2. We practice not a work/life balance, but a work/rest model in order to see God as our Creator, Redeemer, and Joy. 

3. We eat whole foods, in-season, and locally if possible, in order to care for our bodies and the earth well. 

4. We practice hospitality not as an event or social engagement, but as a way to sacrifice ourselves, our time, and our energy, for the flourishing of others.

5. We choose the way of peace instead of violence and listening over making ourselves heard, as a way to remind ourselves we are not omnipotent, omnipresent, or omniscient. 

6.  We eat meals together in order to press back against the culture of busy, quick, fast, and convenient. 

7. We endeavor to live using restraint in our finances, not so we can build bigger savings accounts or retirement funds, but so we can serve others more freely today.

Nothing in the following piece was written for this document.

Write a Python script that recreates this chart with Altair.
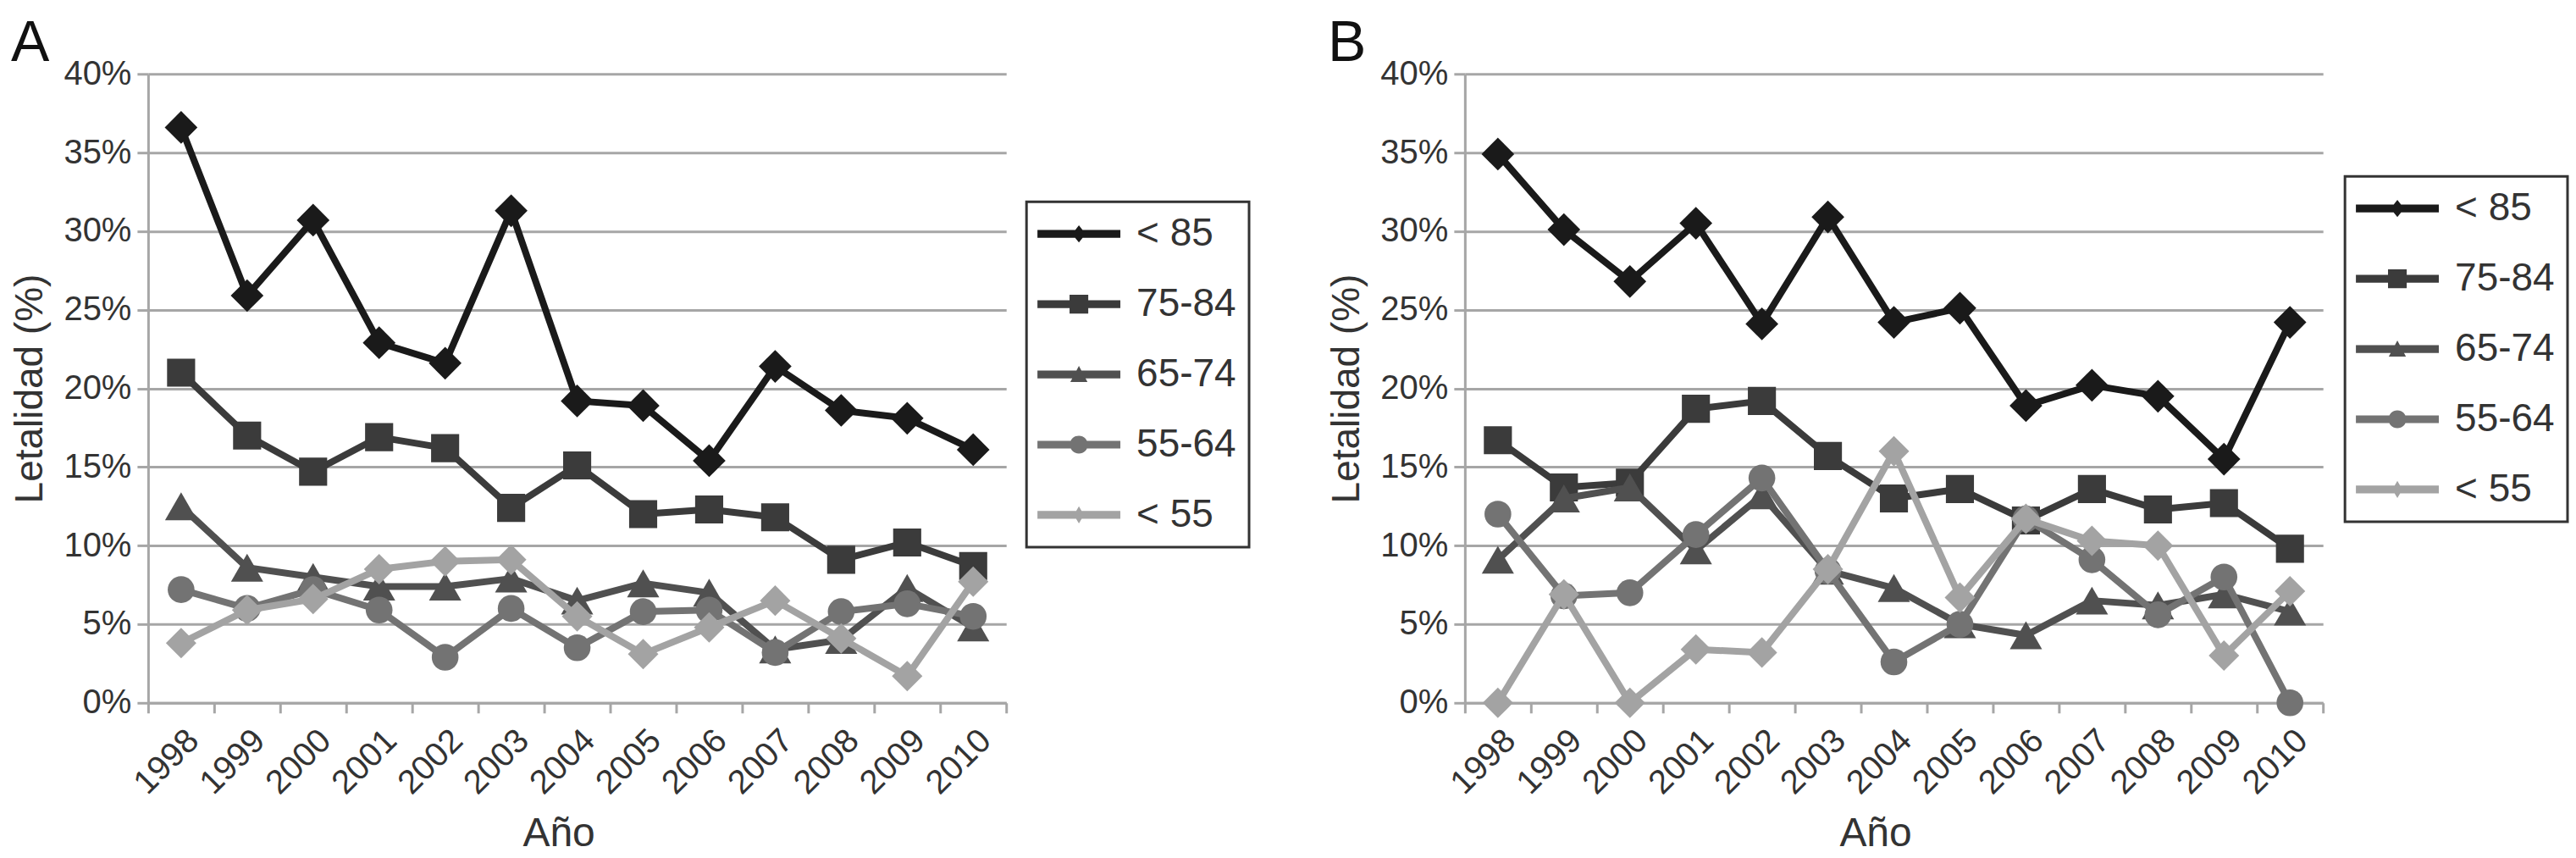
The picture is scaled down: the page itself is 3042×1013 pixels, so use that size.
import altair as alt
import pandas as pd

FONT = "Liberation Sans"

years = ["1998", "1999", "2000", "2001", "2002", "2003", "2004",
         "2005", "2006", "2007", "2008", "2009", "2010"]
series = ["< 85", "75-84", "65-74", "55-64", "< 55"]

# Panel A values (%)
a_lt85 = [36.6, 25.9, 30.7, 22.9, 21.6, 31.3, 19.2, 18.9, 15.4, 21.4, 18.6, 18.1, 16.1]
a_7584 = [21.0, 17.0, 14.7, 16.9, 16.2, 12.4, 15.1, 12.0, 12.3, 11.8, 9.1, 10.2, 8.7]
a_6574 = [12.5, 8.6, 8.0, 7.4, 7.4, 7.9, 6.5, 7.6, 7.0, 3.4, 4.0, 7.3, 4.8]
a_5564 = [7.2, 6.0, 7.2, 5.9, 2.9, 6.0, 3.5, 5.8, 5.9, 3.2, 5.8, 6.3, 5.5]
a_lt55 = [3.8, 5.9, 6.6, 8.5, 9.0, 9.1, 5.5, 3.1, 4.8, 6.5, 4.1, 1.7, 7.7]

# Panel B values (%)
b_lt85 = [34.9, 30.1, 26.8, 30.5, 24.1, 30.9, 24.2, 25.1, 18.9, 20.2, 19.5, 15.5, 24.2]
b_7584 = [16.7, 13.7, 14.0, 18.7, 19.2, 15.7, 13.0, 13.6, 11.6, 13.6, 12.3, 12.7, 9.8]
b_6574 = [9.1, 13.0, 13.7, 9.7, 13.2, 8.4, 7.3, 5.0, 4.3, 6.5, 6.2, 6.9, 5.8]
b_5564 = [12.0, 6.8, 7.0, 10.7, 14.3, 8.4, 2.6, 5.0, 11.7, 9.1, 5.6, 8.0, 0.0]
b_lt55 = [0.0, 6.9, 0.0, 3.4, 3.2, 8.5, 16.0, 6.7, 11.7, 10.3, 10.0, 3.0, 7.1]

# styling
colors = ["#1a1a1a", "#3b3b3b", "#505050", "#737373", "#a3a3a3"]
shapes = ["diamond", "square", "triangle-up", "circle", "diamond"]
sizes = [1500, 1100, 1450, 1000, 1300]

# legend symbols: a line sample with the marker in its middle (unit = 23 px)
LINE = "M-1.09,-0.2L3.17,-0.2L3.17,0.2L-1.09,0.2Z"
legend_paths = [
    LINE + "M1.04,-0.44L1.39,0L1.04,0.44L0.69,0Z",
    LINE + "M0.56,-0.48L1.52,-0.48L1.52,0.48L0.56,0.48Z",
    LINE + "M1.04,-0.44L1.48,0.39L0.6,0.39Z",
    LINE + "M0.58,0A0.46,0.46 0 0,1 1.5,0A0.46,0.46 0 0,1 0.58,0Z",
    LINE + "M1.04,-0.44L1.3,0L1.04,0.44L0.78,0Z",
]


def make_df(cols):
    rows = []
    for s, vals in zip(series, cols):
        for yr, v in zip(years, vals):
            rows.append({"year": yr, "series": s, "value": v})
    return pd.DataFrame(rows)


df_a = make_df([a_lt85, a_7584, a_6574, a_5564, a_lt55])
df_b = make_df([b_lt85, b_7584, b_6574, b_5564, b_lt55])

GRID = "#a6a6a6"
TXT = "#333333"


def panel(df, letter, lx, ly):
    x = alt.X(
        "year:O",
        scale=alt.Scale(type="band", paddingInner=0, paddingOuter=0),
        axis=alt.Axis(
            title="Año", labelAngle=-45, tickBand="extent", tickSize=12,
            tickWidth=3, tickColor=GRID, domainColor=GRID, domainWidth=3,
            labelFontSize=40, labelFont=FONT, labelColor=TXT, labelPadding=12,
            titleFontSize=48, titleFont=FONT, titleFontWeight="normal",
            titleColor=TXT, titlePadding=16, titleX=485, titleAlign="center",
            grid=False,
        ),
    )
    y = alt.Y(
        "value:Q",
        scale=alt.Scale(domain=[0, 40], nice=False),
        axis=alt.Axis(
            values=[0, 5, 10, 15, 20, 25, 30, 35, 40],
            labelExpr="datum.value + '%'",
            title="Letalidad (%)", grid=True, gridColor=GRID, gridWidth=3,
            domainColor=GRID, domainWidth=3, tickColor=GRID, tickWidth=3,
            tickSize=13, labelFontSize=40, labelFont=FONT, labelColor=TXT,
            labelPadding=7, titleFontSize=46, titleFont=FONT,
            titleFontWeight="normal", titleColor=TXT, titlePadding=15,
        ),
    )
    stroke_enc = alt.Stroke(
        "series:N", scale=alt.Scale(domain=series, range=colors), legend=None
    )
    fill_enc = alt.Fill(
        "series:N", scale=alt.Scale(domain=series, range=colors), legend=None
    )
    leg = alt.Legend(
        title=None, orient="none", legendX=lx, legendY=ly,
        symbolSize=2116, symbolOpacity=1, symbolStrokeWidth=0,
        labelFontSize=46, labelFont=FONT, labelColor=TXT, labelOffset=69,
        rowPadding=37, padding=15, strokeColor="#333333", fillColor="white",
    )
    legend_layer = (
        alt.Chart(df)
        .transform_filter("datum.value < -100")
        .mark_point(filled=True)
        .encode(
            x=x, y=y,
            color=alt.Color("series:N", scale=alt.Scale(domain=series, range=colors), legend=leg),
            shape=alt.Shape("series:N", scale=alt.Scale(domain=series, range=legend_paths), legend=leg),
        )
    )
    layers = [legend_layer]
    for s, sh, sz in zip(series, shapes, sizes):
        base = alt.Chart(df).transform_filter(alt.datum.series == s)
        layers.append(
            base.mark_line(strokeWidth=8, strokeJoin="round", strokeCap="round")
            .encode(x=x, y=y, stroke=stroke_enc)
        )
        layers.append(
            base.mark_point(filled=True, shape=sh, size=sz, opacity=1, strokeWidth=0)
            .encode(x=x, y=y, fill=fill_enc)
        )
    return alt.layer(*layers).properties(
        width=1014, height=743,
        title=alt.TitleParams(
            text=letter, anchor="start", fontSize=68, font=FONT,
            fontWeight="normal", color="#111111", offset=-19, frame="bounds",
        ),
    )


chart_a = panel(df_a, "A", 1038, 151)
chart_b = panel(df_b, "B", 1040, 121)

chart = (
    alt.hconcat(chart_a, chart_b, spacing=90)
    .resolve_scale(color="independent", shape="independent",
                   stroke="independent", fill="independent")
    .resolve_legend(color="independent", shape="independent")
    .configure_view(stroke=None)
    .configure_legend(strokeWidth=3)
    .properties(padding={"left": 4, "top": 10, "right": 0, "bottom": 0})
)

chart.save("out.html", embed_options={"renderer": "svg", "actions": False})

I often get questions about the way we practice Sabbath as New Testament Christians or why we choose to have a young man living with us or what made us decide to not have a television, and more, and my hope is that in writing more on these specific intents, I will be able to answer those questions more fully. None of these things are without theological purpose and very real—sometimes painful—sacrifice. That's on purpose. Not because we're masochists, but because we're Christians living in a hostile-to-the-way-of-Jesus-environment. It's never been easier, more convenient to not carry the cross and follow Him. So how, in 2017, in the suburbs, without children, with paying jobs, with every gadget available to us, do we say, "No, sin, you will not rule over us. We're already the children of a King."